Set problem =
Read the records below and copy each line that contains "chart".

━━━━

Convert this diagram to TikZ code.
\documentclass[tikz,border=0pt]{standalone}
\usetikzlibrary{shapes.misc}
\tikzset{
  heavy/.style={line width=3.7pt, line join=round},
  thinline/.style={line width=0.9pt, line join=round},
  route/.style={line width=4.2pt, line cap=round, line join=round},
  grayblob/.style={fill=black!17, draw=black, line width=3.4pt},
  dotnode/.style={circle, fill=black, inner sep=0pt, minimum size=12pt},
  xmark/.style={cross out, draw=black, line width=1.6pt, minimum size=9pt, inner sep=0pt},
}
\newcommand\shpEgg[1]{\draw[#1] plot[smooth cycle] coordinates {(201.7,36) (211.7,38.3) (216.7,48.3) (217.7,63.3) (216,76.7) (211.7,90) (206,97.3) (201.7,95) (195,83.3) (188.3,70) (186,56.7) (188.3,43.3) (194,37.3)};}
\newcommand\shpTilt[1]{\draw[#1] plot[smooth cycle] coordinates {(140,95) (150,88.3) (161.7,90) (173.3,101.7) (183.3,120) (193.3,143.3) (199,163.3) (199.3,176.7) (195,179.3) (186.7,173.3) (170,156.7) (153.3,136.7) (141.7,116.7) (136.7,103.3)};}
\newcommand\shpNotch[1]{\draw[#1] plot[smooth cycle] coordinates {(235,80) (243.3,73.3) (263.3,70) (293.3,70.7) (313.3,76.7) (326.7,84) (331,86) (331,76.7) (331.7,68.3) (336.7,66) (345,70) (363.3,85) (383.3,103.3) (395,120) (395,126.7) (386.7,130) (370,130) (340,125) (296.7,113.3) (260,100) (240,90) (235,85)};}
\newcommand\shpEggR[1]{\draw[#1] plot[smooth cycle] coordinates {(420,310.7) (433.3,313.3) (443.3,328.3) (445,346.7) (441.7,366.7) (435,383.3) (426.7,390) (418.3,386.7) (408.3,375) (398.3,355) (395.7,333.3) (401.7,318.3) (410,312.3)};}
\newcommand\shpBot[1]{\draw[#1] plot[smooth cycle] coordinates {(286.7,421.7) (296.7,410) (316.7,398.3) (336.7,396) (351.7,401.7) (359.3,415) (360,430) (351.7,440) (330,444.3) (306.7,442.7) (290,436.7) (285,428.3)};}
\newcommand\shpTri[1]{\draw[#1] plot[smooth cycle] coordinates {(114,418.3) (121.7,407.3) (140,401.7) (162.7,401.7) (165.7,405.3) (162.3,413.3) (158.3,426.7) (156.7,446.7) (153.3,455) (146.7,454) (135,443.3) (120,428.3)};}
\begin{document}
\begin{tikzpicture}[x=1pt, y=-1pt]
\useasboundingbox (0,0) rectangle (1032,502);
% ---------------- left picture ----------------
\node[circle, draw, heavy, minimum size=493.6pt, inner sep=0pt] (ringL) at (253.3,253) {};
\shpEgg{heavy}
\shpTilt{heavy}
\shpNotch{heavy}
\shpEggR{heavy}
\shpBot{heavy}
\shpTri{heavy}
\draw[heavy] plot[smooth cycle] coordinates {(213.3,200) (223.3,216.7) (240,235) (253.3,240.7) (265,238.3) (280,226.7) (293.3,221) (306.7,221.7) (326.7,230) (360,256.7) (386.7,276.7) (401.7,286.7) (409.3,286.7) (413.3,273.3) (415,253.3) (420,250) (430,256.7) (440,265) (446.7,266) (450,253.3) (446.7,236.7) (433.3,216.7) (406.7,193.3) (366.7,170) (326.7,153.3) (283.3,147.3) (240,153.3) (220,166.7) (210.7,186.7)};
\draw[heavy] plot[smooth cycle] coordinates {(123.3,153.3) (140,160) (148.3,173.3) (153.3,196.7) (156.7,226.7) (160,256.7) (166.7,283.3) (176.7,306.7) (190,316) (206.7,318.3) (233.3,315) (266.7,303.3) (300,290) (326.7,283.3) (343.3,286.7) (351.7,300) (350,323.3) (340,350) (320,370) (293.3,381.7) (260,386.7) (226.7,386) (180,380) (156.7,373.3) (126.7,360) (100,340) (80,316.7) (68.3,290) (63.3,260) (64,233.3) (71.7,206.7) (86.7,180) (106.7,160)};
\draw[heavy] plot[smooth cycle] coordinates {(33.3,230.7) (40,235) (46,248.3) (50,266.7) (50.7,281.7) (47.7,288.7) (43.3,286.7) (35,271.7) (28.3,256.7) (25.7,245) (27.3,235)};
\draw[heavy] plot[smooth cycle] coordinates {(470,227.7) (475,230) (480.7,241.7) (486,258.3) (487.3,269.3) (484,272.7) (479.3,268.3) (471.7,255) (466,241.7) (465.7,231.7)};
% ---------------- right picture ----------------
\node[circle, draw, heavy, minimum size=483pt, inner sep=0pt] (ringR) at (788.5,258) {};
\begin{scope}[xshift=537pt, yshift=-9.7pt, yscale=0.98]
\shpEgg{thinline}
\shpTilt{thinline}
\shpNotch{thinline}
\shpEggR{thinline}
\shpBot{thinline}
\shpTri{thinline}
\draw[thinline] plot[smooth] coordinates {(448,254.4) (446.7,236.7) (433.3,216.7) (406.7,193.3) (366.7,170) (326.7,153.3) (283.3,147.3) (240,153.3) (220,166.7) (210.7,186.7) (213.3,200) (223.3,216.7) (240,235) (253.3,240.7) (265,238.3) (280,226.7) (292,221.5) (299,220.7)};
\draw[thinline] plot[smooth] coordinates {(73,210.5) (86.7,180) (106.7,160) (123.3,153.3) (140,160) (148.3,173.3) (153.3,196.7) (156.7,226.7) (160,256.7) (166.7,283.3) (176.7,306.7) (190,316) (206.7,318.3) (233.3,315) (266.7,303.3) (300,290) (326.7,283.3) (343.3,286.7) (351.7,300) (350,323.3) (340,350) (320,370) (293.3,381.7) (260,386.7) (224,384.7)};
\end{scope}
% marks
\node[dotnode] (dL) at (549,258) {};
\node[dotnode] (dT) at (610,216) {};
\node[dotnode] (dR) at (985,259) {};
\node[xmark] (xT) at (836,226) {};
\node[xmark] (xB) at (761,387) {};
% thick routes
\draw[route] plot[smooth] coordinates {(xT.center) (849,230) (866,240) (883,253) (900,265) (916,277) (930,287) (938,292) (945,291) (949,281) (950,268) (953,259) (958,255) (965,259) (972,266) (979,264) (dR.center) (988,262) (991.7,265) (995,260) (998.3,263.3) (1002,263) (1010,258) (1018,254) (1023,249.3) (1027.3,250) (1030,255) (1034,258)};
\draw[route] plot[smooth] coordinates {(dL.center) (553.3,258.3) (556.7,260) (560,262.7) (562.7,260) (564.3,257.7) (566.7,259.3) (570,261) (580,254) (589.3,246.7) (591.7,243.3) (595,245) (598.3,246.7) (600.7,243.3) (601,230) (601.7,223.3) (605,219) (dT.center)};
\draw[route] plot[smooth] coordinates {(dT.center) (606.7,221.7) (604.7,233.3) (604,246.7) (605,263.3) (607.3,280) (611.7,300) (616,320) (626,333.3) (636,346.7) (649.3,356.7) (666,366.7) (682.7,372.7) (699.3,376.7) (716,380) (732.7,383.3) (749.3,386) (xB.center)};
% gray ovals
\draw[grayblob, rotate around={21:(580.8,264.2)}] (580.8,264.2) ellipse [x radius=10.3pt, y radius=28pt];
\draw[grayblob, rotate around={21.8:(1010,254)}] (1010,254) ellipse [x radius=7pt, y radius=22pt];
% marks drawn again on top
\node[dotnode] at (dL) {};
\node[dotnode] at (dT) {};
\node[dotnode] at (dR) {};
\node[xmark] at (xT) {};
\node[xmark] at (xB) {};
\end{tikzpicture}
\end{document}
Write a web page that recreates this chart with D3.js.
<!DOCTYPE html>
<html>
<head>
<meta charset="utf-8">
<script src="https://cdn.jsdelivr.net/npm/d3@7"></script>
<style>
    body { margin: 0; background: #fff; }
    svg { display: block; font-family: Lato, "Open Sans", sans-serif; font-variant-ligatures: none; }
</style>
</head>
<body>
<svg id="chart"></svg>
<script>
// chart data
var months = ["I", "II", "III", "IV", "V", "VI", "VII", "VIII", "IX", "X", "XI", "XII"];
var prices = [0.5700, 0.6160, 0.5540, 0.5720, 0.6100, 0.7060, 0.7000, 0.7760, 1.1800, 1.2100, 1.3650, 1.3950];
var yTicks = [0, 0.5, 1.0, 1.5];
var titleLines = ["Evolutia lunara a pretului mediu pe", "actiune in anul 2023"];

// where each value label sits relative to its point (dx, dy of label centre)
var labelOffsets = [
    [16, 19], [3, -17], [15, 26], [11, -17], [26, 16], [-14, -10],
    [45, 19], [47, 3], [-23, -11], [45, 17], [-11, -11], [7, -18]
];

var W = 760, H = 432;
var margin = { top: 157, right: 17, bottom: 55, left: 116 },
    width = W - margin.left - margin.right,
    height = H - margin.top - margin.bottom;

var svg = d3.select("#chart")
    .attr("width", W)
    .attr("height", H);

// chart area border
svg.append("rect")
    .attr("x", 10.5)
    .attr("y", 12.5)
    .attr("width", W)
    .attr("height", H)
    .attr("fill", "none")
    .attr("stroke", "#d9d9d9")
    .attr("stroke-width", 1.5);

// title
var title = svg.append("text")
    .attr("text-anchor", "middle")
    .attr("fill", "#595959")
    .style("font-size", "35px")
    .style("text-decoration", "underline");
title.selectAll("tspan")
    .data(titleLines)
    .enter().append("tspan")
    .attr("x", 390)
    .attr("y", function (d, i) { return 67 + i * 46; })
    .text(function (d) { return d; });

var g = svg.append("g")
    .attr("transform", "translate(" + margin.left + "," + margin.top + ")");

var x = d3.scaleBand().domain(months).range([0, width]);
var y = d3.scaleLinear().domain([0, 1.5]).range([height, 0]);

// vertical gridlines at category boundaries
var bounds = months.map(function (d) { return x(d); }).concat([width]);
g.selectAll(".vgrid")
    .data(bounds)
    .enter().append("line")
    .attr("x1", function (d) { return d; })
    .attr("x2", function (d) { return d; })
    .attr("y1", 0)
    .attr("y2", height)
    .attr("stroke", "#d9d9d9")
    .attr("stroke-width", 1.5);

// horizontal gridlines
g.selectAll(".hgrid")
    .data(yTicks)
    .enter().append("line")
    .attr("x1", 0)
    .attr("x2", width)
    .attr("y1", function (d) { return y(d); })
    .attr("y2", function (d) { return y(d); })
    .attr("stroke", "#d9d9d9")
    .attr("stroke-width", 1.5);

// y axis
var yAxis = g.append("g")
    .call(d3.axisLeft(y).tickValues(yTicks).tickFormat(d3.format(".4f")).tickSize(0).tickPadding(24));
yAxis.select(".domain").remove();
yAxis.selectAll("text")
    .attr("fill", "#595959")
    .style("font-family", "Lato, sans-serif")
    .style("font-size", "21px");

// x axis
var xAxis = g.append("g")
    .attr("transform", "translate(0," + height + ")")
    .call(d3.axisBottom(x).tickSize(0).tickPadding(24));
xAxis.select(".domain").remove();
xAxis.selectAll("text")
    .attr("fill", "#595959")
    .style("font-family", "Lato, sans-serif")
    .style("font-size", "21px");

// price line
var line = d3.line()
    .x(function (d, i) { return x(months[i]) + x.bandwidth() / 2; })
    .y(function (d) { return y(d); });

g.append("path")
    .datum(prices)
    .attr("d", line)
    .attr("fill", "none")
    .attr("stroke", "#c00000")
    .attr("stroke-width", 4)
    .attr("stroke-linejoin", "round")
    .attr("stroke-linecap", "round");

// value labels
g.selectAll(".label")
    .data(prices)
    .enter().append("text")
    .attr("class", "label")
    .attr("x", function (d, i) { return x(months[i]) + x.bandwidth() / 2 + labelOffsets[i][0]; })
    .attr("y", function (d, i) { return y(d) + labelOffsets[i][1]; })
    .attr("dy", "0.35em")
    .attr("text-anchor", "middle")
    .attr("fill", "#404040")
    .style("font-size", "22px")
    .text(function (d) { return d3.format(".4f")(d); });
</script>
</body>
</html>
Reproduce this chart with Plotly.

━━━━

Complete output =
Write a web page that recreates this chart with D3.js.
<svg id="chart"></svg>
// chart data
var svg = d3.select("#chart")
// chart area border
Reproduce this chart with Plotly.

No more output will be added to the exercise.